If you are experiencing financial problems, you may be wondering if personal bankruptcy is the right solution for you. When considering personal bankruptcy, you should always remember that personal bankruptcy is an extreme measure, and it will profoundly negatively affect your credit rating – at least in the short term. With that in mind, I would recommend personal bankruptcy only if you meet one or more of the following criteria:
1. You owe more than $15,000 in unsecured debt.
This number is somewhat arbitrary, but it is intended to balance the benefits of a personal bankruptcy against the costs. For one thing, personal bankruptcy is expensive. If you file a Chapter 7, you can expect to pay about $2,000 in legal, filing, and other fees. A Chapter 13 will cost more. You also have to consider that a personal bankruptcy will stay on your credit report for 7-10 years depending on the type of case you file. You really should not consider taking this step unless you are going to discharge a large amount of debt.

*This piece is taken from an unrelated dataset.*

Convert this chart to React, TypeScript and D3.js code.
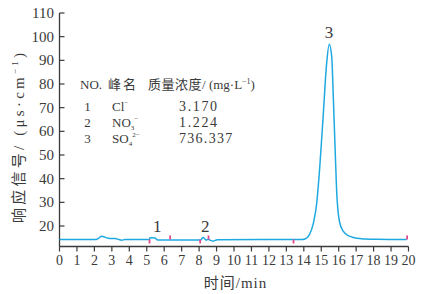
import React from "react";
import * as d3 from "d3";

const xTicks = d3.range(0, 21);
const yTicks = [20, 30, 40, 50, 60, 70, 80, 90, 100, 110];

const traceTime = [0, 2.1, 2.25, 2.42, 2.6, 2.8, 3.0, 3.2, 3.4, 3.56, 3.75, 5.15, 5.19, 5.3, 5.47, 5.62, 5.8, 8.1, 8.15, 8.24, 8.32, 8.4, 8.53, 8.65, 8.8, 9.04, 13.9, 14.07, 14.3, 14.55, 14.74, 14.93, 15.12, 15.31, 15.46, 15.6, 15.69, 15.79, 15.88, 16.04, 16.26, 16.46, 16.65, 17.03, 17.5, 18.2, 19.9];
const traceValue = [14.3, 14.3, 14.9, 15.7, 15.3, 14.8, 14.7, 14.7, 14.3, 14.0, 14.3, 14.3, 15.0, 15.0, 14.9, 14.1, 14.1, 14.1, 14.6, 15.1, 14.6, 14.0, 14.4, 13.9, 13.6, 14.2, 14.3, 14.5, 16.0, 21.2, 29.6, 46.5, 67.6, 88.8, 96.8, 91.5, 74.6, 53.5, 35.2, 22.0, 17.8, 16.3, 15.6, 14.8, 14.5, 14.35, 14.3];

const markerTimes = [5.16, 6.34, 8.06, 8.54, 13.41, 19.92];
const markerSides = ["below", "above", "below", "above", "below", "above"];

const peakLabels = ["1", "2", "3"];
const peakLabelTimes = [5.6, 8.35, 15.45];
const peakLabelValues = [15.0, 15.1, 96.8];

const tableNo = ["1", "2", "3"];
const tableIon = ["Cl", "NO", "SO"];
const tableSub = ["", "3", "4"];
const tableSup = ["−", "−", "2−"];
const tableConc = ["3.170", "1.224", "736.337"];

const LINE = "#1fa9e1";
const MARK = "#e5488c";
const AXIS = "#3a3a3a";
const TEXT = "#3a3a3a";
const SERIF = "'Liberation Serif', 'DejaVu Serif', serif";
const CJK = "'Noto Sans CJK SC', sans-serif";

export default function App() {
  const x = d3.scaleLinear().domain([0, 20]).range([59.5, 408.5]);
  const y = d3.scaleLinear().domain([20, 110]).range([226, 13]);
  const axisY = 246.5;
  const baseY = y(14.3);

  const line = d3
    .line<number>()
    .x((_, i) => x(traceTime[i]))
    .y((v) => y(v))
    .curve(d3.curveMonotoneX);

  return (
    <svg width={424} height={294} style={{ position: "absolute", left: 0, top: 0, background: "#fff" }}>
      {/* axes */}
      <line x1={x(0)} x2={x(0)} y1={y(110)} y2={axisY} stroke={AXIS} strokeWidth={1.3} />
      <line x1={x(0)} x2={x(20)} y1={axisY} y2={axisY} stroke={AXIS} strokeWidth={1.3} />
      {yTicks.map((t) => (
        <g key={"y" + t}>
          <line x1={x(0)} x2={x(0) + 5} y1={y(t)} y2={y(t)} stroke={AXIS} strokeWidth={1.2} />
          <text x={54} y={y(t) + 5} textAnchor="end" fontFamily={SERIF} fontSize={15} fill={TEXT}>
            {t}
          </text>
        </g>
      ))}
      {xTicks.map((t) => (
        <g key={"x" + t}>
          <line x1={x(t)} x2={x(t)} y1={axisY} y2={axisY + 5} stroke={AXIS} strokeWidth={1.2} />
          <text x={x(t)} y={264.5} textAnchor="middle" fontFamily={SERIF} fontSize={14} fill={TEXT}>
            {t}
          </text>
        </g>
      ))}
      {/* axis titles */}
      <text x={235.5} y={288} textAnchor="middle" fontSize={15} fill={TEXT} letterSpacing={1}>
        <tspan fontFamily={CJK}>时间</tspan>
        <tspan fontFamily={SERIF}>/min</tspan>
      </text>
      <text
        transform="translate(24,138) rotate(-90)"
        textAnchor="middle"
        fontSize={15}
        fill={TEXT}
        textLength={170}
        lengthAdjust="spacing"
      >
        <tspan fontFamily={CJK}>响应信号</tspan>
        <tspan fontFamily={SERIF}>/ (μs·cm</tspan>
        <tspan fontFamily={SERIF} fontSize={9} dy={-6}>−1</tspan>
        <tspan fontFamily={SERIF} dy={6}>)</tspan>
      </text>

      {/* trace */}
      <path d={line(traceValue) || ""} fill="none" stroke={LINE} strokeWidth={1.5} />

      {/* integration markers */}
      {markerTimes.map((t, i) => (
        <line
          key={"m" + i}
          x1={x(t)}
          x2={x(t)}
          y1={markerSides[i] === "below" ? baseY : baseY - 4}
          y2={markerSides[i] === "below" ? baseY + 4 : baseY}
          stroke={MARK}
          strokeWidth={1.8}
        />
      ))}

      {/* peak labels */}
      {peakLabels.map((p, i) => (
        <text
          key={"p" + i}
          x={x(peakLabelTimes[i])}
          y={y(peakLabelValues[i]) - 6}
          textAnchor="middle"
          fontFamily={SERIF}
          fontSize={17}
          fill={TEXT}
        >
          {p}
        </text>
      ))}

      {/* table */}
      <g fill={TEXT} fontSize={13}>
        <text x={80} y={89} fontFamily={SERIF}>NO.</text>
        <text x={108} y={89} fontFamily={CJK} letterSpacing={2}>峰名</text>
        <text x={148} y={89}>
          <tspan fontFamily={CJK} letterSpacing={0.5}>质量浓度</tspan>
          <tspan fontFamily={SERIF}>/ (mg·L</tspan>
          <tspan fontFamily={SERIF} fontSize={8} dy={-5}>−1</tspan>
          <tspan fontFamily={SERIF} dy={5}>)</tspan>
        </text>
        {tableNo.map((n, i) => {
          const yy = 111 + i * 16;
          return (
            <g key={"t" + i}>
              <text x={87.5} y={yy} textAnchor="middle" fontFamily={SERIF}>{n}</text>
              <text x={112} y={yy} fontFamily={SERIF}>
                {tableIon[i]}
                {tableSub[i] ? (
                  <tspan fontSize={7} dy={3}>{tableSub[i]}</tspan>
                ) : null}
                <tspan fontSize={7} dy={tableSub[i] ? -9 : -6}>{tableSup[i]}</tspan>
              </text>
              <text
                x={179}
                y={yy}
                fontFamily={SERIF}
                fontSize={14}
                textLength={tableConc[i].length * 7.6}
                lengthAdjust="spacing"
              >
                {tableConc[i]}
              </text>
            </g>
          );
        })}
      </g>
    </svg>
  );
}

2. You have made a genuine attempt to reduce your debt and have failed.
This is important. If you can pay your outstanding debt by simply reducing your spending or perhaps liquidating some unused property, you should probably do this instead of filing for personal bankruptcy. Before you consider a personal bankruptcy filing, you should prepare a detailed debt management plan. This will allow you to determine whether personal bankruptcy is necessary or not.
3. Your debt is increasing despite your efforts to reduce it.
Frequently, people find themselves making minimum payments on credit accounts but then having to use credit to pay for unexpected and incidental expenses, like new brakes for the car or that anniversary dinner. If you are in this category, you may notice that your debt continues to increase. It does not take much imagination to know where such a trend will end. You can not keep it up.
4. You are liquidating your retirement savings to make ends meet.
If this is your situation, you need to stop immediately. Your retirement savings are protected in bankruptcy. If you are spending this money to meet your regular expenses, you are not improving your finances. You are merely delaying bankruptcy. Under those circumstances, it is better to file now and preserve your retirement money than to spend it all and then end up filing for bankruptcy anyway.
5. You are in danger of losing your home.
If you are a homeowner, and you are facing foreclosure, bankruptcy can help you keep your home. As soon as you file for bankruptcy protection, an automatic stay attaches to any legal proceedings currently pending against you. That means you will have stopped the foreclosure process. This may give you the breathing room you need to get your finances together, make a deal with the bank, and save your home.